What happened: Sebastian Cossa has agreed to a two-year contract extension with the Utah Mammoth worth roughly $2 million per season, per insider Frank Seravalli. The deal comes days after Utah acquired the towering goaltender from Detroit during the 2026 NHL Draft in Buffalo. The Red Wings sent Cossa west in exchange for the 23rd overall pick, which they used on Kamloops Blazers forward JP Hurlbert.
Why it matters: The move locks up a netminder many project as a future NHL starter while signaling a reset in Detroit's crease plans. For Utah, the extension provides cost certainty as the franchise evaluates whether the 23-year-old is ready to shoulder a heavier workload behind incumbent Karel Vejmelka. It marks a clean fresh start for a former first-round pick whose Detroit chapter ended sooner than many expected.

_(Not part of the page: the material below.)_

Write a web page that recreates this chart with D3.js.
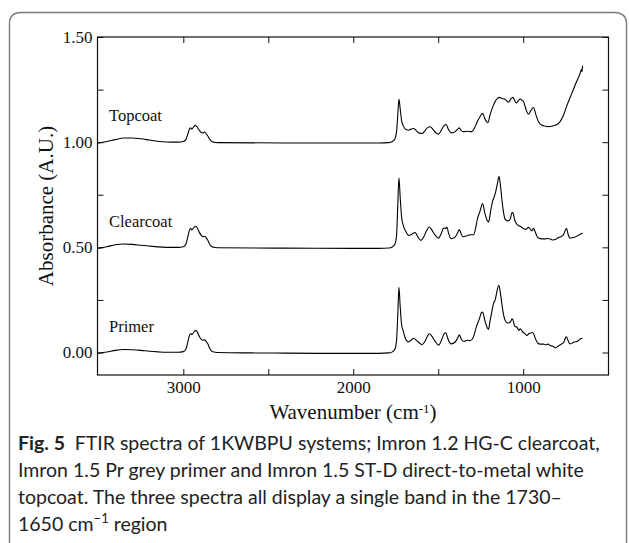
<!DOCTYPE html>
<html>
<head>
<meta charset="utf-8">
<script src="https://cdnjs.cloudflare.com/ajax/libs/d3/7.8.5/d3.min.js"></script>
<style>
  body { margin: 0; background: #fff; }
  svg { display: block; }
</style>
</head>
<body>
<svg id="chart" width="629" height="543"></svg>
<script>
// FTIR spectra (wavenumber in cm-1, absorbance in A.U.)
var primerWn  = [3505,3450,3400,3350,3300,3250,3200,3150,3100,3030,3000,2985,2975,2965,2957,2950,2940,2928,2918,2905,2895,2885,2875,2865,2855,2845,2835,2820,2800,2600,2400,2200,2000,1850,1790,1770,1755,1745,1738,1731,1724,1715,1705,1695,1685,1675,1660,1645,1625,1610,1596,1580,1565,1553,1540,1520,1498,1480,1465,1455,1445,1435,1424,1400,1385,1376,1365,1351,1330,1312,1295,1273,1258,1245,1239,1225,1210,1204,1195,1183,1175,1165,1152,1143,1132,1120,1106,1090,1075,1066,1061,1050,1037,1025,1018,1000,990,978,965,950,943,930,915,900,880,871,855,841,825,812,795,780,773,760,750,745,735,724,710,700,684,670,660,650];
var primerAbs = [-0.004,0.002,0.010,0.014,0.013,0.010,0.006,0.003,0.001,0.001,0.004,0.015,0.045,0.078,0.090,0.085,0.095,0.105,0.098,0.075,0.063,0.058,0.060,0.052,0.040,0.020,0.008,0.002,0.000,-0.002,-0.003,-0.004,-0.004,-0.004,-0.002,0.003,0.015,0.06,0.18,0.31,0.22,0.13,0.10,0.07,0.055,0.05,0.058,0.068,0.055,0.045,0.037,0.05,0.075,0.089,0.08,0.055,0.035,0.06,0.09,0.094,0.07,0.05,0.041,0.05,0.07,0.084,0.065,0.052,0.058,0.056,0.07,0.129,0.16,0.19,0.192,0.15,0.115,0.11,0.15,0.20,0.232,0.25,0.30,0.32,0.27,0.20,0.152,0.14,0.145,0.16,0.157,0.125,0.12,0.105,0.113,0.095,0.09,0.081,0.09,0.094,0.094,0.07,0.045,0.04,0.04,0.037,0.04,0.033,0.03,0.022,0.03,0.038,0.041,0.05,0.072,0.075,0.055,0.041,0.045,0.05,0.052,0.06,0.066,0.068];

var clearWn  = [3505,3450,3400,3350,3300,3250,3200,3150,3100,3030,3000,2985,2975,2965,2957,2950,2940,2928,2918,2905,2895,2885,2875,2865,2855,2845,2835,2820,2800,2400,2000,1850,1790,1770,1755,1745,1738,1731,1724,1715,1704,1690,1675,1660,1645,1635,1620,1602,1585,1568,1553,1540,1520,1498,1480,1469,1455,1449,1440,1425,1400,1385,1376,1365,1355,1330,1312,1292,1280,1269,1255,1239,1225,1210,1204,1192,1180,1175,1163,1150,1142,1132,1120,1106,1090,1076,1066,1061,1050,1041,1030,1018,1008,998,985,969,960,949,940,930,920,910,890,871,855,841,825,812,795,780,772,760,750,745,735,724,710,694,680,665,655,650];
var clearAbs = [0.495,0.503,0.512,0.516,0.514,0.510,0.506,0.502,0.500,0.500,0.503,0.515,0.545,0.578,0.590,0.583,0.593,0.600,0.592,0.570,0.558,0.550,0.553,0.545,0.532,0.515,0.505,0.500,0.498,0.496,0.495,0.495,0.497,0.502,0.515,0.56,0.70,0.83,0.74,0.64,0.60,0.575,0.557,0.56,0.568,0.57,0.55,0.533,0.55,0.58,0.597,0.585,0.56,0.544,0.57,0.592,0.59,0.597,0.57,0.541,0.55,0.57,0.584,0.565,0.55,0.555,0.56,0.56,0.59,0.637,0.67,0.708,0.66,0.625,0.62,0.67,0.72,0.73,0.76,0.81,0.838,0.78,0.69,0.633,0.625,0.635,0.665,0.665,0.63,0.613,0.605,0.60,0.595,0.59,0.585,0.595,0.588,0.578,0.59,0.575,0.555,0.544,0.54,0.54,0.542,0.54,0.535,0.537,0.545,0.55,0.553,0.565,0.585,0.589,0.56,0.544,0.546,0.549,0.555,0.562,0.566,0.569];

var topWn  = [3505,3450,3400,3350,3300,3250,3200,3150,3100,3030,3000,2985,2975,2965,2957,2950,2940,2930,2918,2905,2895,2885,2875,2865,2855,2845,2835,2820,2800,2400,2000,1850,1790,1770,1755,1745,1738,1731,1724,1715,1704,1690,1675,1660,1645,1630,1615,1596,1580,1565,1547,1530,1515,1498,1480,1465,1453,1440,1420,1400,1385,1376,1365,1351,1330,1302,1285,1269,1255,1239,1225,1208,1195,1175,1160,1141,1125,1106,1095,1086,1073,1061,1050,1041,1030,1018,1008,998,985,969,955,939,925,910,890,871,850,831,815,802,785,763,740,714,690,665,658,654,651,650];
var topAbs = [0.995,1.003,1.012,1.020,1.020,1.016,1.010,1.004,1.001,1.000,1.003,1.012,1.035,1.060,1.068,1.062,1.072,1.080,1.072,1.055,1.046,1.044,1.048,1.040,1.028,1.015,1.005,1.000,0.998,0.996,0.996,0.996,0.998,1.003,1.015,1.05,1.13,1.205,1.16,1.10,1.075,1.06,1.057,1.062,1.065,1.055,1.045,1.041,1.052,1.068,1.073,1.06,1.045,1.038,1.06,1.08,1.084,1.06,1.044,1.05,1.062,1.068,1.055,1.05,1.052,1.05,1.07,1.10,1.12,1.137,1.11,1.092,1.13,1.176,1.20,1.213,1.208,1.203,1.195,1.19,1.205,1.213,1.198,1.186,1.195,1.205,1.20,1.193,1.16,1.133,1.15,1.165,1.13,1.097,1.08,1.076,1.074,1.076,1.08,1.083,1.095,1.128,1.18,1.232,1.28,1.327,1.345,1.335,1.362,1.355];

var seriesNames = ["Topcoat", "Clearcoat", "Primer"];
var labelLevels = [1.13, 0.625, 0.125];

var yTicks = [0, 0.25, 0.5, 0.75, 1.0, 1.25, 1.5];
var yTickLabels = ["0.00", "", "0.50", "", "1.00", "", "1.50"];
var xTicks = [3000, 2500, 2000, 1500, 1000];
var xTickLabels = ["3000", "", "2000", "", "1000"];

var captionLines = [
  "FTIR spectra of 1KWBPU systems; Imron 1.2 HG-C clearcoat,",
  "Imron 1.5 Pr grey primer and Imron 1.5 ST-D direct-to-metal white",
  "topcoat. The three spectra all display a single band in the 1730–",
  "1650 cm"
];

var svg = d3.select('#chart');
var serif = '"Liberation Serif", "Times New Roman", serif';
var sans = 'Lato, "Liberation Sans", sans-serif';

// frame round the figure and caption
svg.append('path')
  .attr('d', 'M9.5,543 L9.5,24 Q9.5,12.5 21,12.5 L614,12.5 Q626.5,12.5 626.5,24 L626.5,543')
  .attr('fill', 'none')
  .attr('stroke', '#7a7a7a')
  .attr('stroke-width', 1.4);

var plot = { left: 97.5, right: 608.5, top: 37, bottom: 375 };

var x = d3.scaleLinear().domain([3505, 498]).range([plot.left, plot.right]);
var y = d3.scaleLinear().domain([-0.107, 1.5]).range([plot.bottom, plot.top]);

var axisFont = function(g) {
  g.select('.domain').remove();
  g.selectAll('text').attr('font-family', serif).attr('font-size', 17).attr('fill', '#111');
  g.selectAll('line').attr('stroke', '#111');
};

// left / right axes with inward ticks
svg.append('g')
  .attr('transform', 'translate(' + plot.left + ',0)')
  .call(d3.axisLeft(y).tickValues(yTicks).tickSize(-6).tickPadding(5)
    .tickFormat(function(d, i) { return yTickLabels[i]; }))
  .call(axisFont);
svg.append('g')
  .attr('transform', 'translate(' + plot.right + ',0)')
  .call(d3.axisRight(y).tickValues(yTicks).tickSize(-6).tickFormat(''))
  .call(axisFont);

// bottom / top axes
svg.append('g')
  .attr('transform', 'translate(0,' + plot.bottom + ')')
  .call(d3.axisBottom(x).tickValues(xTicks).tickSize(-6).tickPadding(6)
    .tickFormat(function(d, i) { return xTickLabels[i]; }))
  .call(axisFont);
svg.append('g')
  .attr('transform', 'translate(0,' + plot.top + ')')
  .call(d3.axisTop(x).tickValues(xTicks).tickSize(-6).tickFormat(''))
  .call(axisFont);

svg.append('rect')
  .attr('x', plot.left).attr('y', plot.top)
  .attr('width', plot.right - plot.left).attr('height', plot.bottom - plot.top)
  .attr('fill', 'none').attr('stroke', '#111').attr('stroke-width', 1.2);

// spectra
var line = d3.line()
  .x(function(d) { return x(d[0]); })
  .y(function(d) { return y(d[1]); })
  .curve(d3.curveMonotoneX);

var spectra = [d3.zip(topWn, topAbs), d3.zip(clearWn, clearAbs), d3.zip(primerWn, primerAbs)];
svg.append('g').selectAll('path')
  .data(spectra)
  .enter()
  .append('path')
  .attr('d', line)
  .attr('fill', 'none')
  .attr('stroke', '#000')
  .attr('stroke-width', 1.1)
  .attr('stroke-linejoin', 'round');

svg.append('g').selectAll('text')
  .data(seriesNames)
  .enter()
  .append('text')
  .attr('x', 109)
  .attr('y', function(d, i) { return y(labelLevels[i]); })
  .attr('dy', '0.35em')
  .attr('font-family', serif)
  .attr('font-size', 16.5)
  .attr('fill', '#111')
  .text(function(d) { return d; });

// axis titles
svg.append('text')
  .attr('transform', 'translate(53,' + ((plot.top + plot.bottom) / 2) + ') rotate(-90)')
  .attr('text-anchor', 'middle')
  .attr('font-family', serif)
  .attr('font-size', 21)
  .attr('fill', '#111')
  .text('Absorbance (A.U.)');

var xt = svg.append('text')
  .attr('x', 353)
  .attr('y', 419)
  .attr('text-anchor', 'middle')
  .attr('font-family', serif)
  .attr('font-size', 21)
  .attr('fill', '#111');
xt.append('tspan').text('Wavenumber (cm');
xt.append('tspan').attr('font-size', 13).attr('dy', -6).text('-1');
xt.append('tspan').attr('dy', 6).text(')');

// caption
var cap = svg.append('g')
  .attr('font-family', sans)
  .attr('font-size', 19.5)
  .attr('fill', '#222');
var lineY = [450, 477, 504, 531];
captionLines.forEach(function(t, i) {
  var tx = cap.append('text').attr('x', 18).attr('y', lineY[i]);
  if (i === 0) {
    tx.append('tspan').attr('font-weight', 'bold').text('Fig. 5');
    tx.append('tspan').text('\u2002' + t);
  } else if (i === 3) {
    tx.append('tspan').text(t);
    tx.append('tspan').attr('font-size', 13).attr('dy', -8).text('\u22121');
    tx.append('tspan').attr('dy', 8).text(' region');
  } else {
    tx.text(t);
  }
});
</script>
</body>
</html>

By the numbers: Cossa, taken 15th overall by Detroit in 2021, spent this past season with the AHL's Grand Rapids Griffins, posting a 26-8-4 record with a 2.33 goals-against average and a .915 save percentage across 39 appearances. The 6-foot-6 goaltender's frame and draft pedigree make him one of the more intriguing crease prospects to change organizations this offseason.
What to watch: Watch whether Utah eases Cossa into NHL duty with spot starts or pushes him for a larger role alongside Vejmelka heading into 2026-27. His AHL track record suggests the bigger workload could come sooner than later.